While other natural gas drillers are paying a premium for acreage in prized U.S. shale formations across Texas and Pennsylvania, BP Plc may have just found a gem in a largely ignored corner of New Mexico.
The London-based oil giant started producing from a gas well in New Mexico’s Mancos shale that could turn out to be a “significant new source of U.S. natural gas supply,” according to a statement Monday. The well averaged 12.9 million cubic feet a day in its first month, the highest output achieved in the San Juan Basin in 14 years, the company said.
The well could bring gas explorers one step closer to unlocking a shale play that, according to the U.S. Geological Survey, is home to one of the nation’s largest reserves of the fuel. The shale boom that’s turning the U.S. into a net exporter of the heating fuel has so far left the Mancos behind as explorers seek out cheaper plays. But with acquisition costs in proven fields rising, they’re turning to less popular regions to get more for their drilling dollars.
“Everyone is trying to find another play,” James Sullivan, analyst at Alembic Global Advisors, said by phone Monday.
BP bought assets in the Mancos in 2015. At the time, there were no gas rigs operating in the basin, according to data from oilfield service provider Baker Hughes. WPX Energy Inc. also has approximately 105,000 net acres in the basin, according to a company filing with the Securities and Exchange Commission.
The well “gives us confidence to pursue additional development of the Mancos Shale, which we believe could become one of the leading shale plays in the U.S.,” Dave Lawler, chief executive officer of BP’s U.S. onshore oil and natural gas business, said in the statement.

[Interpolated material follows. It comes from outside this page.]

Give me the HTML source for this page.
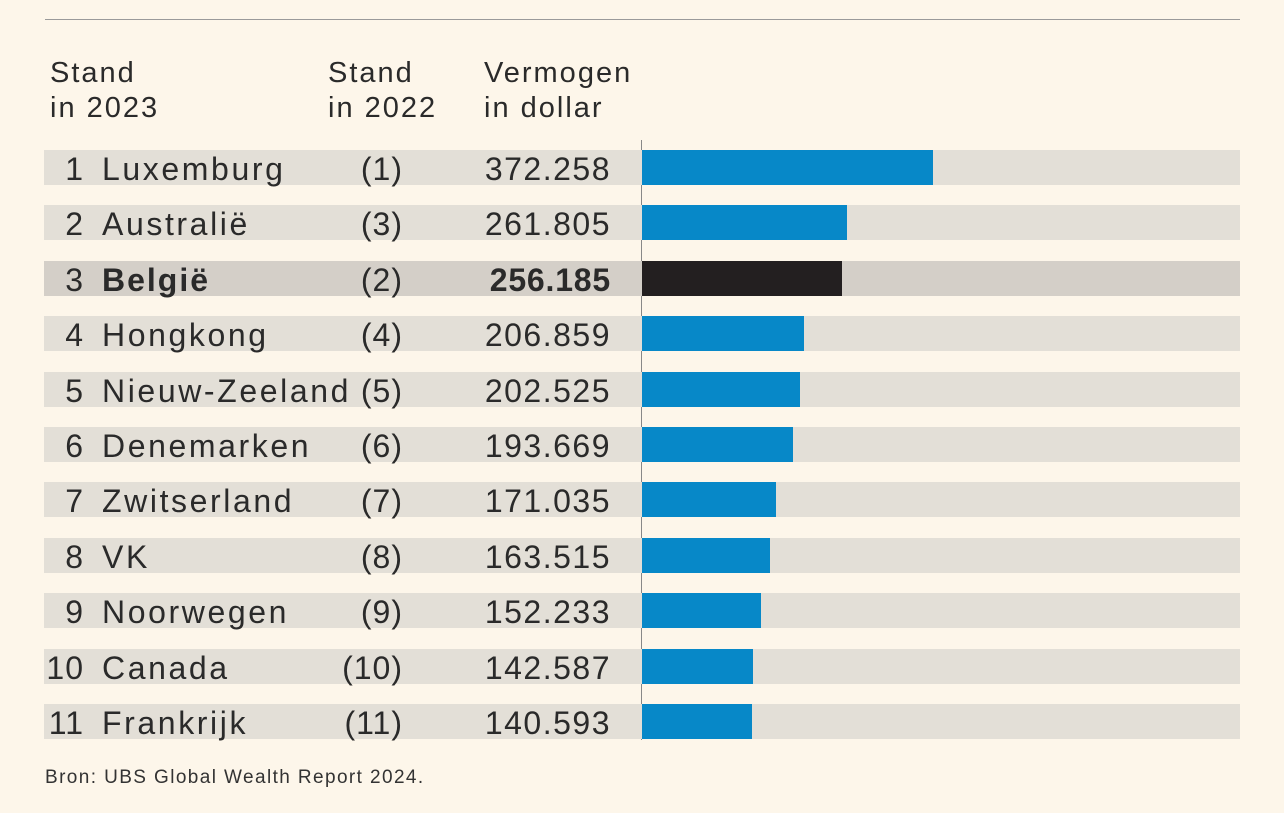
<!DOCTYPE html>
<html><head><meta charset="utf-8"><style>
body{margin:0;background:#fdf6ea;font-family:"Liberation Sans",sans-serif;color:#2a2a2a}
#c{position:relative;width:1284px;height:813px;overflow:hidden}
.t{position:absolute;white-space:nowrap;font-size:32px;letter-spacing:2.6px;line-height:1}
.h{position:absolute;font-size:29px;letter-spacing:2px;line-height:35px;white-space:nowrap}
</style></head><body>
<div id="c">
<div style="position:absolute;left:45px;top:19px;width:1195px;height:1px;background:#9a9a9a"></div>
<div class="h" style="left:50px;top:56px">Stand<br>in 2023</div>
<div class="h" style="left:328px;top:56px">Stand<br>in 2022</div>
<div class="h" style="left:484px;top:56px">Vermogen<br>in dollar</div>
<div id="rows"></div>
<div style="position:absolute;left:641px;top:140px;width:1px;height:600px;background:#888"></div>
<div style="position:absolute;left:45px;top:767px;font-size:19px;letter-spacing:1.4px;color:#333">Bron: UBS Global Wealth Report 2024.</div>
</div>
<script>
const countries=["Luxemburg","Australië","België","Hongkong","Nieuw-Zeeland","Denemarken","Zwitserland","VK","Noorwegen","Canada","Frankrijk"];
const prevRanks=[1,3,2,4,5,6,7,8,9,10,11];
const wealth=[372258,261805,256185,206859,202525,193669,171035,163515,152233,142587,140593];
const labels=["372.258","261.805","256.185","206.859","202.525","193.669","171.035","163.515","152.233","142.587","140.593"];
const highlight="België";
const x0=642,scale=291/372258,top0=150,pitch=55.4,bh=35;
const c=document.getElementById('c');
function mk(cls,style,txt){const d=document.createElement('div');if(cls)d.className=cls;d.style.cssText=style;if(txt!==undefined)d.textContent=txt;c.appendChild(d);return d;}
countries.forEach((n,i)=>{
 const y=top0+i*pitch,hl=n===highlight;
 const bg=mk('',`position:absolute;left:44px;top:${y}px;width:1196px;height:${bh}px;background:${hl?'#d4cfc8':'#e3dfd7'}`);
 
 
 const b=mk('',`position:absolute;left:${x0}px;top:${y}px;width:${wealth[i]*scale}px;height:${bh}px;background:${hl?'#231f20':'#0788c8'}`);
 
 
 const ty=y+3, fw=hl?'font-weight:bold;':'';
 const r=mk('t',`right:${1284-84}px;top:${ty}px;letter-spacing:1px`,String(i+1));
 
 
 const nm=mk('t',`left:102px;top:${ty}px;${fw}${hl?'letter-spacing:2px;':''}`,n);
 
 
 const p=mk('t',`right:${1284-403}px;top:${ty}px;letter-spacing:1px`,'('+prevRanks[i]+')');
 
 
 const v=mk('t',`right:${1284-611}px;top:${ty}px;${fw}letter-spacing:${hl?0.8:1.5}px`,labels[i]);
 
 
});
</script>
</body></html>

The costs of getting a well online in the Mancos remain a challenge. Even as BP speaks of the area’s potential, others are ditching acreage there: Last week, ConocoPhillips completed a sale of San Juan Basin assets to Hilcorp Energy Co. Last year, WPX Energy Inc. sold about $900 million worth of assets to Terra Energy Partners LLC that included rights across about 150,000 net acres in the region.

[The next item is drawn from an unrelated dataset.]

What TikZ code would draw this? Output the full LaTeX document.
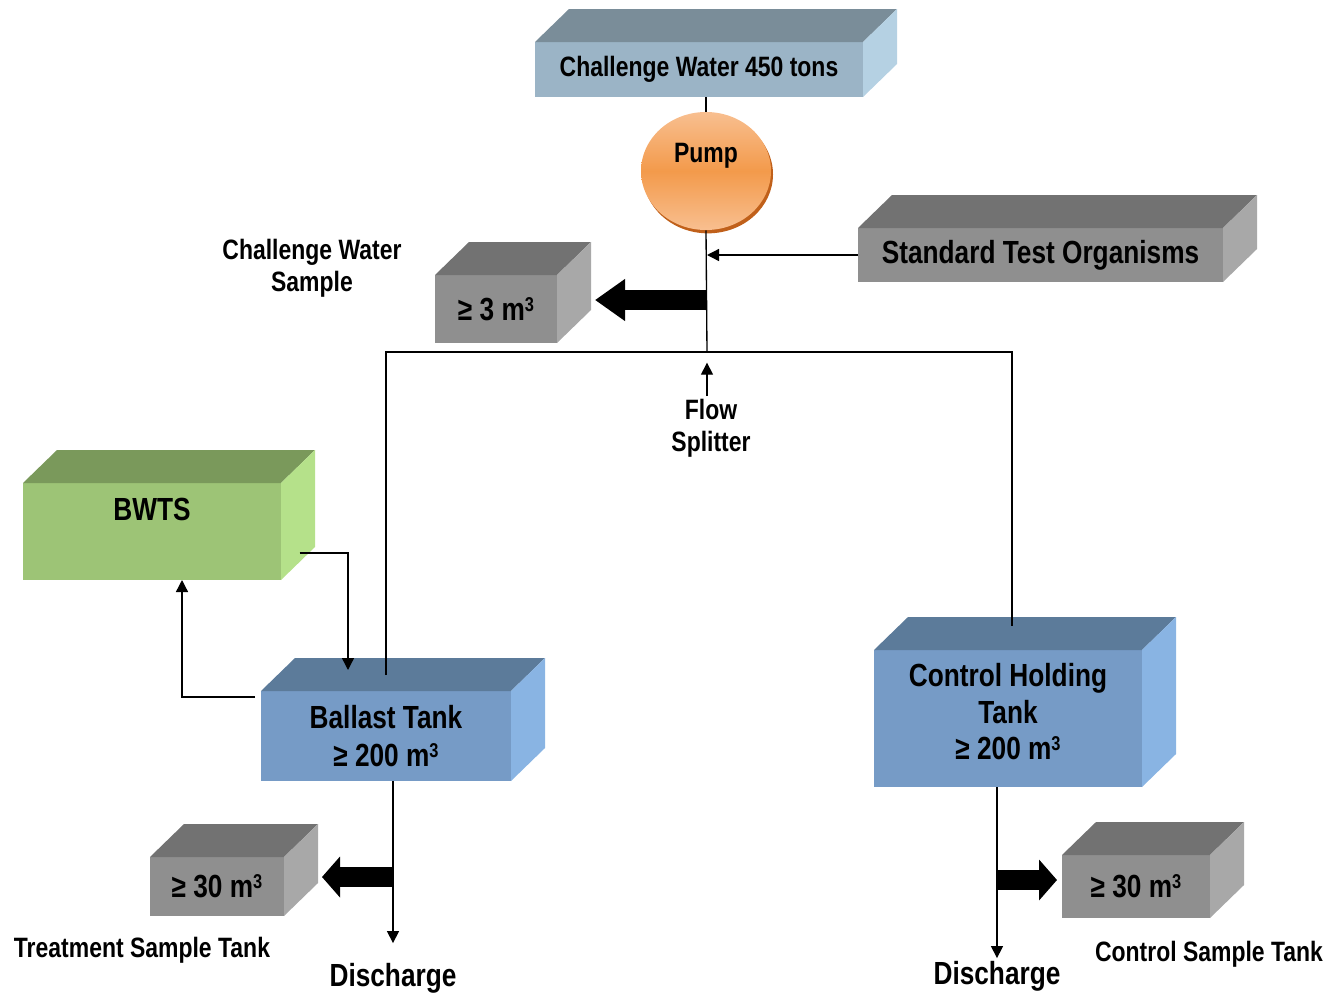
\documentclass[tikz,border=0pt]{standalone}
\usepackage{fontspec}
\setmainfont{Liberation Sans}[FakeStretch=0.82]
\usetikzlibrary{arrows.meta,calc,shapes.geometric,shadows}

\definecolor{waterfront}{HTML}{9BB4C6}
\definecolor{watertop}{HTML}{7A8D99}
\definecolor{waterside}{HTML}{B5D1E3}
\definecolor{grayfront}{HTML}{8F8F8F}
\definecolor{graytop}{HTML}{727272}
\definecolor{grayside}{HTML}{A8A8A8}
\definecolor{greenfront}{HTML}{9DC476}
\definecolor{greentop}{HTML}{7A995B}
\definecolor{greenside}{HTML}{B5E18A}
\definecolor{bluefront}{HTML}{769BC6}
\definecolor{bluetop}{HTML}{5C7B9A}
\definecolor{blueside}{HTML}{89B4E3}
\definecolor{pumplight}{HTML}{F8BF90}
\definecolor{pumpmid}{HTML}{F39A4B}
\definecolor{pumprim}{HTML}{C0601A}

\newcommand{\boxdepth}[3]{%
  \fill[#2] (#1.north west) -- ++(34,-33) -- ($(#1.north east)+(34,-33)$) -- (#1.north east) -- cycle;
  \fill[#3] (#1.north east) -- ++(34,-33) -- ($(#1.south east)+(34,-33)$) -- (#1.south east) -- cycle;
}
\newcommand{\mcube}{m\raisebox{7pt}{\fontsize{15}{15}\selectfont 3}}

\tikzset{
  front/.style={rectangle, inner sep=0pt, outer sep=0pt, align=center,
    font=\bfseries\fontsize{24}{28.5}\selectfont},
  lbl/.style={inner sep=2pt, align=center, font=\bfseries\fontsize{21}{24}\selectfont},
  pipe/.style={line width=1pt},
  pipearrow/.style={line width=1pt, -{Triangle[length=9pt,width=9pt]}},
  fatarrow/.style={line width=15pt, -{Triangle[length=#1,width=30pt]}},
  fatarrow/.default=13.5pt
}

\begin{document}
\begin{tikzpicture}[x=0.75pt,y=-0.75pt]
    \useasboundingbox (0,0) rectangle (1332,993);

    \node[front, fill=waterfront, minimum width=246pt, minimum height=41.25pt,
      font=\bfseries\fontsize{21}{24}\selectfont] (water) at (699,69.5) {Challenge Water 450 tons};
    \boxdepth{water}{watertop}{waterside}

    \node[ellipse, minimum width=97.5pt, minimum height=88.5pt, inner sep=0pt,
      top color=pumplight, bottom color=pumplight, middle color=pumpmid,
      drop shadow={shadow xshift=1.5pt, shadow yshift=-2.5pt, fill=pumprim, opacity=1},
      text height=15pt, text depth=28.5pt,
      font=\bfseries\fontsize{21}{24}\selectfont] (pump) at (706,171) {Pump};

    \node[front, fill=grayfront, minimum width=273.75pt, minimum height=40.5pt] (organisms) at (1040.5,255) {Standard Test Organisms};
    \boxdepth{organisms}{graytop}{grayside}

    \node[front, fill=grayfront, minimum width=91.5pt, minimum height=51pt] (small3) at (496,309) {≥ 3 \mcube};
    \boxdepth{small3}{graytop}{grayside}

    \node[front, fill=greenfront, minimum width=193.5pt, minimum height=72.75pt,
      text height=17pt, text depth=34pt] (bwts) at (152,531.5) {BWTS};
    \boxdepth{bwts}{greentop}{greenside}

    \node[front, fill=bluefront, minimum width=187.5pt, minimum height=67.5pt] (ballast) at (386,736) {Ballast Tank\\≥ 200 \mcube};
    \boxdepth{ballast}{bluetop}{blueside}

    \node[front, fill=bluefront, minimum width=201pt, minimum height=102.75pt,
      font=\bfseries\fontsize{24}{27.5}\selectfont] (control) at (1008,718.5) {Control Holding\\Tank\\≥ 200 \mcube\\[-17pt]};
    \boxdepth{control}{bluetop}{blueside}

    \node[front, fill=grayfront, minimum width=100.5pt, minimum height=44.25pt] (tank30l) at (217,886.5) {≥ 30 \mcube};
    \boxdepth{tank30l}{graytop}{grayside}

    \node[front, fill=grayfront, minimum width=111pt, minimum height=47.25pt] (tank30r) at (1136,886.5) {≥ 30 \mcube};
    \boxdepth{tank30r}{graytop}{grayside}

    \node[lbl] (cwsample) at (312,268) {Challenge Water\\Sample};
    \node[lbl] (flowsplit) at (711,428) {Flow\\Splitter};
    \node[lbl] (tsample) at (142,950) {Treatment Sample Tank};
    \node[lbl] (csample) at (1209,954) {Control Sample Tank};
    \node[lbl, font=\bfseries\fontsize{24}{28}\selectfont] (dis1) at (393,978) {Discharge};
    \node[lbl, font=\bfseries\fontsize{24}{28}\selectfont] (dis2) at (997,976) {Discharge};

    \coordinate (split) at (707,352);
    \coordinate (sample) at (707,300);
    \coordinate (fork1) at (393,877);
    \coordinate (fork2) at (997,880);

    \draw[pipe] (pump.north |- water.south) -- (pump.north);
    \draw[pipe] (pump.south) -- (split);
    \draw[pipearrow] (organisms.west) -- (organisms.west -| split);
    \draw[fatarrow=22.5pt] (sample) -- ($(small3.east |- sample)+(38,0)$);
    \draw[pipe] ([yshift=12pt]ballast.north) |- (split) -| ([xshift=3pt,yshift=18pt]control.north);
    \draw[pipearrow] (flowsplit.north -| split) -- ([yshift=-8pt]split);

    \draw[pipearrow] ([shift={(-4.5pt,-4.5pt)}]ballast.north west) -| ([xshift=22.5pt]bwts.south);
    \draw[pipearrow] ([shift={(14pt,-16pt)}]bwts.east) -| ([shift={(-28.5pt,15.75pt)}]ballast.north);

    \draw[pipearrow] (dis1.north |- ballast.south) -- ([yshift=12.75pt]dis1.north);
    \draw[fatarrow] (fork1) -- ($(tank30l.east |- fork1)+(38,0)$);

    \draw[pipearrow] (dis2.north |- control.south) -- (dis2.north);
    \draw[fatarrow] (fork2) -- ($(tank30r.west |- fork2)+(-5,0)$);
\end{tikzpicture}
\end{document}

Well costs in the Mancos surpass those in other basins because drillers there are dealing with more difficult rock formations and have to bore deeper, David Deckelbaum, an energy analyst at Keybanc Capital Markets in New York, said by email Monday. “It’s early innings for the play,” he said.
Typical Mancos well tests have cost $13 million to $15 million, Deckelbaum said. Meanwhile, most wells in Texas’s Permian Basin cost $8 million to $10 million while those in the Marcellus formation of the eastern U.S. range from $5.5 million to $7 million. BP declined to provide additional information on the costs of its Mancos well, which was drilled with a 10,000-foot (3,000-meter) lateral.
“We would say the well result ‘proves up’ the play generally, giving us confidence to continue to invest and economically develop these locations,” BP spokesman Brett Clanton said by email. The company plans to drill more wells in the Mancos this year, he said.
Last week, BP told investors that its gas business in the lower-48 U.S. states is making money even at prices below $3 per million British thermal units. Gas futures settled at $2.801 per mmBtu on Monday and have averaged above $3 this year.
In June 2016, the U.S. Geological Survey estimated that the part of the Mancos shale lying in the Piceance Basin of Colorado and Utah alone contains 66 trillion cubic feet of natural gas, making it the second-largest assessment of continuous gas resources the agency has ever done. The estimate was up from a previous assessment of just 1.6 trillion.
The horizontal drilling and hydraulic fracturing techniques that unleashed the shale boom in the U.S. have increased the potential of the Mancos, said Peter Pulikkan, an energy analyst at Bloomberg Intelligence. “It’s basically breathing new life into it.”